Wherever "standalone" appears in a line, list that line.

★ ★ ★

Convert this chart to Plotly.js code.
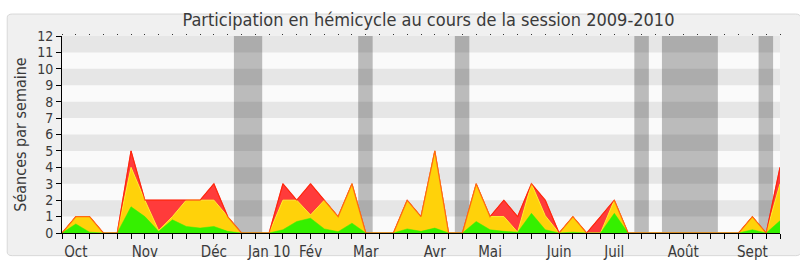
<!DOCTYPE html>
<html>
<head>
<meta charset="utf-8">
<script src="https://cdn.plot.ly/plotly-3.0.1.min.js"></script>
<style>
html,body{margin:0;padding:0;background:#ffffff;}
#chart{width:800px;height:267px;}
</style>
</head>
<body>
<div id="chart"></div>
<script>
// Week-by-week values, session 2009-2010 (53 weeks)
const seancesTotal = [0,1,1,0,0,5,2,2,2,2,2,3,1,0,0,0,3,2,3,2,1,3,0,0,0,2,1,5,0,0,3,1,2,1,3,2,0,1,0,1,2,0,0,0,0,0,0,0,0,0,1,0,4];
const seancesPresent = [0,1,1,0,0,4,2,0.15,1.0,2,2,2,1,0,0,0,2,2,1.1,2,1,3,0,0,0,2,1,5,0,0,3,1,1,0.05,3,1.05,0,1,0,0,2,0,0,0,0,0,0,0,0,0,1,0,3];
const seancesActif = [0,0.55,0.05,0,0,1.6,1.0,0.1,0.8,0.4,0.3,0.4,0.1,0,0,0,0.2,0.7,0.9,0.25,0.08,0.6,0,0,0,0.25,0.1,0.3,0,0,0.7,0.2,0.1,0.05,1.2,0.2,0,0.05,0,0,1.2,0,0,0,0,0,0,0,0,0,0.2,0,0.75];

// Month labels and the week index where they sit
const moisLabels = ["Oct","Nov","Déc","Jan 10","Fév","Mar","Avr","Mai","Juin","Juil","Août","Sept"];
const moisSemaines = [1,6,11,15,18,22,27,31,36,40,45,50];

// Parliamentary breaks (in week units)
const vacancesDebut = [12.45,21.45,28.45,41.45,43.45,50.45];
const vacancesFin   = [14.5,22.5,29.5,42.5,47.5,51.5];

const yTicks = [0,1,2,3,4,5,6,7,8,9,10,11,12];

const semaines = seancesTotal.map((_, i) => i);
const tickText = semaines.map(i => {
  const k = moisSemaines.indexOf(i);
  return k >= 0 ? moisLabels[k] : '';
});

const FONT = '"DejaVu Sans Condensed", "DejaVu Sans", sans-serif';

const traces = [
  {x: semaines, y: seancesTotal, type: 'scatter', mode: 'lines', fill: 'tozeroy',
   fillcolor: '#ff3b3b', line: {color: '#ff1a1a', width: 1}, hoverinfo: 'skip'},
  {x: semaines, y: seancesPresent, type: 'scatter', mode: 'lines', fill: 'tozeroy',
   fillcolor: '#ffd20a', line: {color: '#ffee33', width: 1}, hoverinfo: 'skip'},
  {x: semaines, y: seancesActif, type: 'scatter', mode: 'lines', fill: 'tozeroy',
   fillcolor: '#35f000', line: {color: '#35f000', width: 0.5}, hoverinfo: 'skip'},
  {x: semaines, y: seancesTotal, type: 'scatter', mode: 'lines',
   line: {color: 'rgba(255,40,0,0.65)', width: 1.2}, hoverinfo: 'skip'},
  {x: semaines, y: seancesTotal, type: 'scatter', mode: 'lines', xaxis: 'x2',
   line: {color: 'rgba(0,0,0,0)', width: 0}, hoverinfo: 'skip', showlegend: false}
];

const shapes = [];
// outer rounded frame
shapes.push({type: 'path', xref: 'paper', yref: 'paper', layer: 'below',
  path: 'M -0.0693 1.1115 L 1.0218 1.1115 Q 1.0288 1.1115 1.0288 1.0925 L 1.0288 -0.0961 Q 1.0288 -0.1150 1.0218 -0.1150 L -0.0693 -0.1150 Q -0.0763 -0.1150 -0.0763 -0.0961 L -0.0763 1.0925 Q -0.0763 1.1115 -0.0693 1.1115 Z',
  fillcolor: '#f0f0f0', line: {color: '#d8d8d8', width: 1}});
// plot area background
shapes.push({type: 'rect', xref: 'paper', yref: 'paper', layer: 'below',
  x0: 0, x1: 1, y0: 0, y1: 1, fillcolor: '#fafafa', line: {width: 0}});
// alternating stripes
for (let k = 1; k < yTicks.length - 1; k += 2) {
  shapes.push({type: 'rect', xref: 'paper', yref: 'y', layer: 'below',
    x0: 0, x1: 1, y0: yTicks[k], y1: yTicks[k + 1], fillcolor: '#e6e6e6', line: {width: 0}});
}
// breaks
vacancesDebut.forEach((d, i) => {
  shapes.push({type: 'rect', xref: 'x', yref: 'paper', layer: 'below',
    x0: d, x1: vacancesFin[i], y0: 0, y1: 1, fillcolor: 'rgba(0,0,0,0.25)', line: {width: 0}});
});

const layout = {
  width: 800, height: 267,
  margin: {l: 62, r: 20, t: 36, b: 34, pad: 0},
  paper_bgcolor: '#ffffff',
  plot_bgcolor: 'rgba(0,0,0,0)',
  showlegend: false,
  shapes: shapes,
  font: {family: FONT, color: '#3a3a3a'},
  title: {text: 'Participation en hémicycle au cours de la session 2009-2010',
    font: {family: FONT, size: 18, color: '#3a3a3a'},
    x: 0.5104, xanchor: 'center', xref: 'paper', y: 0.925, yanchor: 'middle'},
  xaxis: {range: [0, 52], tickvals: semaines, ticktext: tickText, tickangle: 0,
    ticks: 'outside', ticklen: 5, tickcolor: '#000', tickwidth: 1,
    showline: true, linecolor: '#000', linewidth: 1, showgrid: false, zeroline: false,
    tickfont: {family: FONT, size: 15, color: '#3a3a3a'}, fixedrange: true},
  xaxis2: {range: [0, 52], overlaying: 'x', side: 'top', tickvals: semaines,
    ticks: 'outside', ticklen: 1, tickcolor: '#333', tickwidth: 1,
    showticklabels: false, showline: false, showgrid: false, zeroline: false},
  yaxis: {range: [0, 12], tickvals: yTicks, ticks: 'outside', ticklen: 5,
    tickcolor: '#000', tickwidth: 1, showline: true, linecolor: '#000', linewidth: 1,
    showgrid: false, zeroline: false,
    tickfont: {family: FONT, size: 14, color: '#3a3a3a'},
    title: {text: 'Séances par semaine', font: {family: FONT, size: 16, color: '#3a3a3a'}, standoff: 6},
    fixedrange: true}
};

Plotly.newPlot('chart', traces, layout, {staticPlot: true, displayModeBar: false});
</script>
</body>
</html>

★ ★ ★

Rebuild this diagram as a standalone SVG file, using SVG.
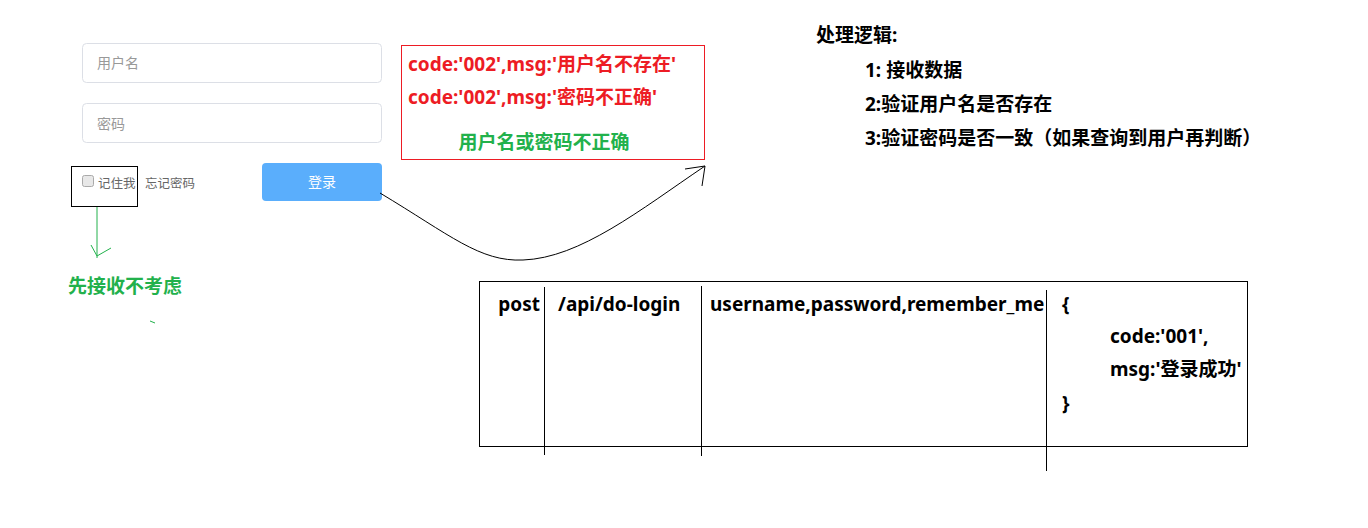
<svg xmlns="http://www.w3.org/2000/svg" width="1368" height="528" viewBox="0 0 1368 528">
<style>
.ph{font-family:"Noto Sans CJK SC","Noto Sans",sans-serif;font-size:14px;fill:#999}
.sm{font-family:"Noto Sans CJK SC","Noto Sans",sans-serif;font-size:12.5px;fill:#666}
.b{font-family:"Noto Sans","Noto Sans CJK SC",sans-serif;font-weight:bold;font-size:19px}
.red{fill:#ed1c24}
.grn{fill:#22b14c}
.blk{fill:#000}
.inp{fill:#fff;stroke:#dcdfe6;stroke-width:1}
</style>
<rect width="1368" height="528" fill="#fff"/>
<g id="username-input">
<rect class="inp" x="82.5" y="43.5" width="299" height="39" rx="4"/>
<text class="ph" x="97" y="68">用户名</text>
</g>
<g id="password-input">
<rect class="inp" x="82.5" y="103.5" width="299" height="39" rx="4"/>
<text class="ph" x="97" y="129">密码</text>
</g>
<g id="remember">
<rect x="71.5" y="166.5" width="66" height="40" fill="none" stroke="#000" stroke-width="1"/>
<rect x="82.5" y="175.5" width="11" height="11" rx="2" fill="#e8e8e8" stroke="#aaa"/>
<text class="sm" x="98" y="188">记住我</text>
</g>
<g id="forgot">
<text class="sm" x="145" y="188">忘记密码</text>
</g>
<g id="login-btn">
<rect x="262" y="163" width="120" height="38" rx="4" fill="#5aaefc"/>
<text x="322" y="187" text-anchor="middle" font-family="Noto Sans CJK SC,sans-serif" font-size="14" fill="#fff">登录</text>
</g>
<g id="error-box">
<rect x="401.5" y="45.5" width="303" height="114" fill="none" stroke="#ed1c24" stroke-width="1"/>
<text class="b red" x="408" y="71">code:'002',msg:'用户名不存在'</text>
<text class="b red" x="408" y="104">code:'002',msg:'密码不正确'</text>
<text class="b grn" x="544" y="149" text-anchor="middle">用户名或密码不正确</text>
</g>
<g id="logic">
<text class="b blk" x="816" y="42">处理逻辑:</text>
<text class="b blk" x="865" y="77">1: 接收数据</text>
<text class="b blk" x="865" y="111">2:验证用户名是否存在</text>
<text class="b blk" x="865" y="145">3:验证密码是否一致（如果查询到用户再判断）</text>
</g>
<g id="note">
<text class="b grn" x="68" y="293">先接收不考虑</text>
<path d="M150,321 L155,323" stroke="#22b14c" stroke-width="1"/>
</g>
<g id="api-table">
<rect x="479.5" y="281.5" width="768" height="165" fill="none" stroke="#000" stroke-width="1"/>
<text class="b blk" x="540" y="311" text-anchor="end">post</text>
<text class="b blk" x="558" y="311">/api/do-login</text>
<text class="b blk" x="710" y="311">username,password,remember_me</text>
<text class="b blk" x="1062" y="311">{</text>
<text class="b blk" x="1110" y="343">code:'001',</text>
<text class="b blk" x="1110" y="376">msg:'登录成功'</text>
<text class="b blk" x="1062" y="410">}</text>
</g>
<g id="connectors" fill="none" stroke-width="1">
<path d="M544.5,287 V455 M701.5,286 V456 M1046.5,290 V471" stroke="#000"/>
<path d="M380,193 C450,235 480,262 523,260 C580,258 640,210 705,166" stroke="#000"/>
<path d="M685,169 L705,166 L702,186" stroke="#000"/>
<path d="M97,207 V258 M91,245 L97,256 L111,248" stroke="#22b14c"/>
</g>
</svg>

★ ★ ★

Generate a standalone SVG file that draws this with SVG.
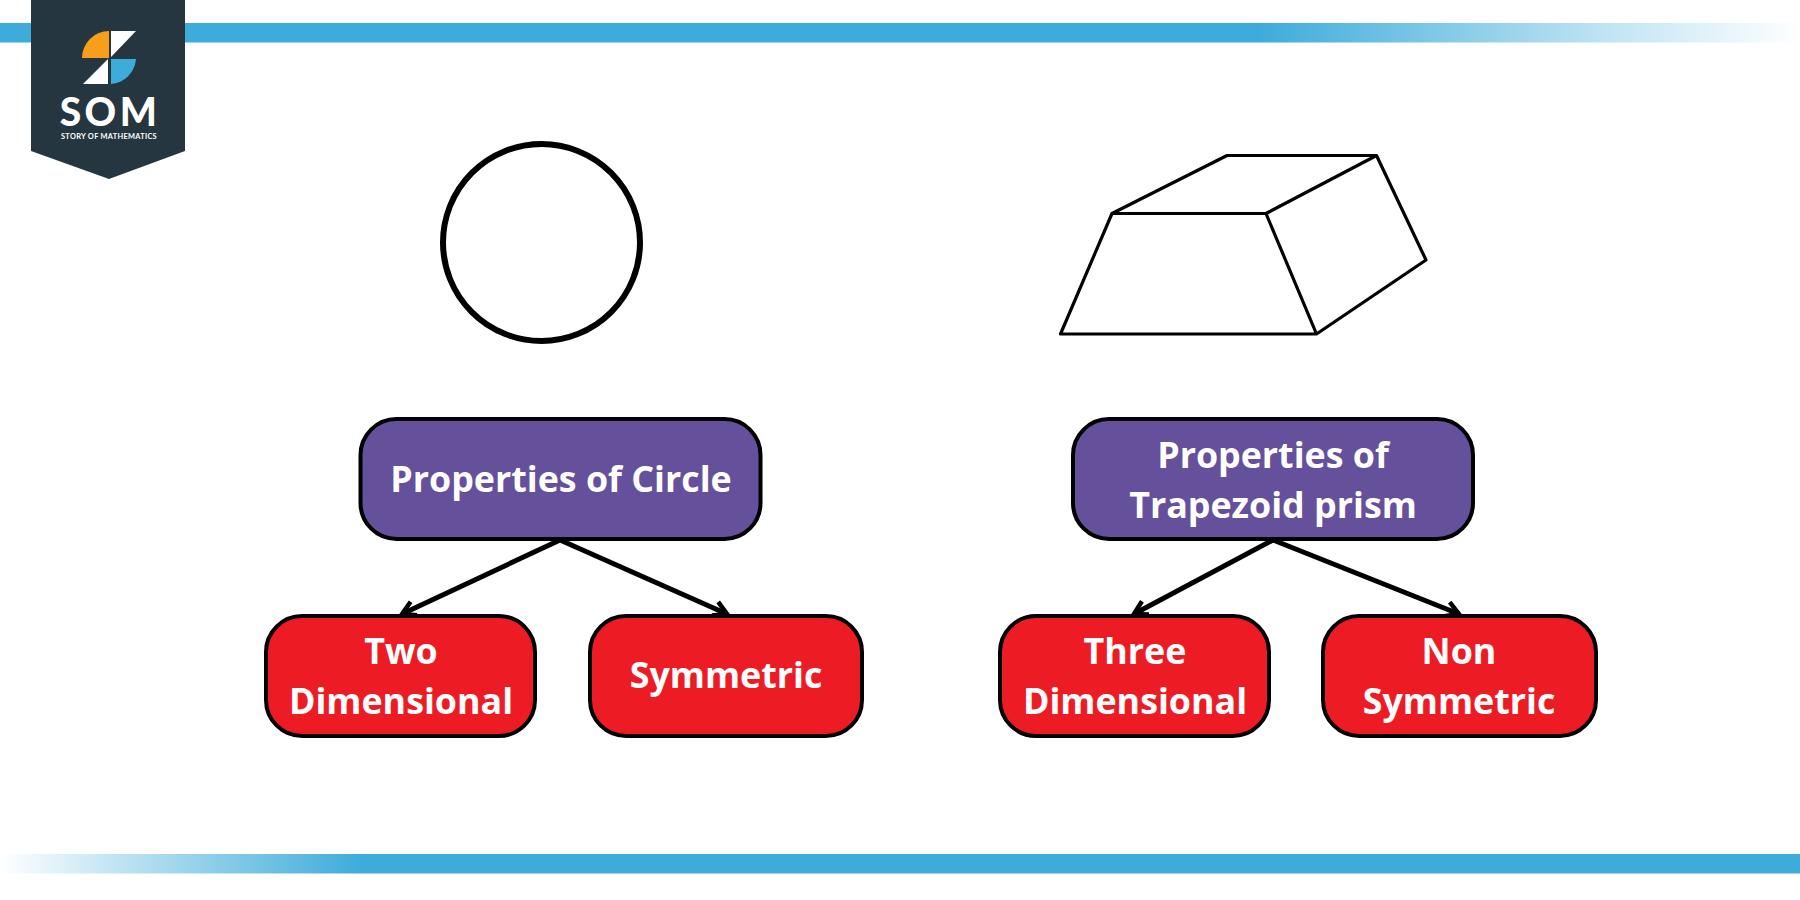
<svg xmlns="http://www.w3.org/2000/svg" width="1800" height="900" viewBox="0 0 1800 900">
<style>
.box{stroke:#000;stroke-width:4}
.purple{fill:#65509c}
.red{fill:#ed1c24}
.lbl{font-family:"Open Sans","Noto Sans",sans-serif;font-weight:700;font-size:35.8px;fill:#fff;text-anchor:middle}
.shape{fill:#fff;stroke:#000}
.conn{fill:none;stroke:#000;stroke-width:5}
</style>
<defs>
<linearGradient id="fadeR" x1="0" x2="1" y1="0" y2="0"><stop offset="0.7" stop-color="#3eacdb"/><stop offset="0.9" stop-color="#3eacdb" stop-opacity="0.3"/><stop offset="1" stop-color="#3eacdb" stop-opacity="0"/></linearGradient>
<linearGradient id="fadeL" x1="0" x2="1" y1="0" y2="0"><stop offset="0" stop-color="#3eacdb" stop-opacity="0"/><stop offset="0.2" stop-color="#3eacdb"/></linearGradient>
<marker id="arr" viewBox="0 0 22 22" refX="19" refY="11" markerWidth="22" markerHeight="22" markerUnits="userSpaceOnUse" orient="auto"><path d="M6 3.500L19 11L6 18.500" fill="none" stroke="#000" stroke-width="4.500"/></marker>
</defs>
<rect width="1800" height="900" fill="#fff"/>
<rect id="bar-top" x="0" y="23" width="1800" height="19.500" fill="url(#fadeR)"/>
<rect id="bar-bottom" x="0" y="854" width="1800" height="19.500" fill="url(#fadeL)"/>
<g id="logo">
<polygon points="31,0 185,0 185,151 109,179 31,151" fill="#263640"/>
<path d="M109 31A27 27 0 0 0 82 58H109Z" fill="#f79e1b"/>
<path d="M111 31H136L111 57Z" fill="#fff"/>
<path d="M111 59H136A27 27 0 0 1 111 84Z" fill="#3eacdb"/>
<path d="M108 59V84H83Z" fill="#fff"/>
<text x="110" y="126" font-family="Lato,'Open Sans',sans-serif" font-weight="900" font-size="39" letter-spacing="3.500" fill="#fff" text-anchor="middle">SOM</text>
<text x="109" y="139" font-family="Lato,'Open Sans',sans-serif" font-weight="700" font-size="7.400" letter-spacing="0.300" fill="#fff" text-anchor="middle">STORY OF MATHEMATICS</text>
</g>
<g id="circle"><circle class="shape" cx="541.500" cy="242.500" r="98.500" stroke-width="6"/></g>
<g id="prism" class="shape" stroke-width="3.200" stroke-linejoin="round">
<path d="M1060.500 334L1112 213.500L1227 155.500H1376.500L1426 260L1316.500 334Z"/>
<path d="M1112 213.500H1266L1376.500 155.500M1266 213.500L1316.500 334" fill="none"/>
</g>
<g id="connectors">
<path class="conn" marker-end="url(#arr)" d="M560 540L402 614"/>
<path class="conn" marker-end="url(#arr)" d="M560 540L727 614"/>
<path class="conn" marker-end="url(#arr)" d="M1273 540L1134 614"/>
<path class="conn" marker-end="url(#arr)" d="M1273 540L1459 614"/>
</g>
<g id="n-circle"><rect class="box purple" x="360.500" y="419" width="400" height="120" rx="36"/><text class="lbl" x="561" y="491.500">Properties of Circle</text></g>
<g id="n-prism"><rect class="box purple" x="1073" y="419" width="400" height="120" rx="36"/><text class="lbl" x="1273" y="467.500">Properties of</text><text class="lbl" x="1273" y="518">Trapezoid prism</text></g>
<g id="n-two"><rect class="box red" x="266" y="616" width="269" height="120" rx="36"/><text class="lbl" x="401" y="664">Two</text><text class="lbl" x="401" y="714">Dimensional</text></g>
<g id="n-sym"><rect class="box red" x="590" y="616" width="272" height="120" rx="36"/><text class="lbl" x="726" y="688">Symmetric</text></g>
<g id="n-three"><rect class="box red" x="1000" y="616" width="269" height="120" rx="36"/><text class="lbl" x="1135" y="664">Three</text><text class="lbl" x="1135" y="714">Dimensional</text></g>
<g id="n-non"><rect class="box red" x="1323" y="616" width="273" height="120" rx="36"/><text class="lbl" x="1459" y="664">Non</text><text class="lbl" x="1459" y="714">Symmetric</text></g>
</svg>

★ ★ ★

• **Task answer**
Rebuild this diagram as a standalone SVG file, using SVG.
Generate a standalone SVG file that draws this with SVG.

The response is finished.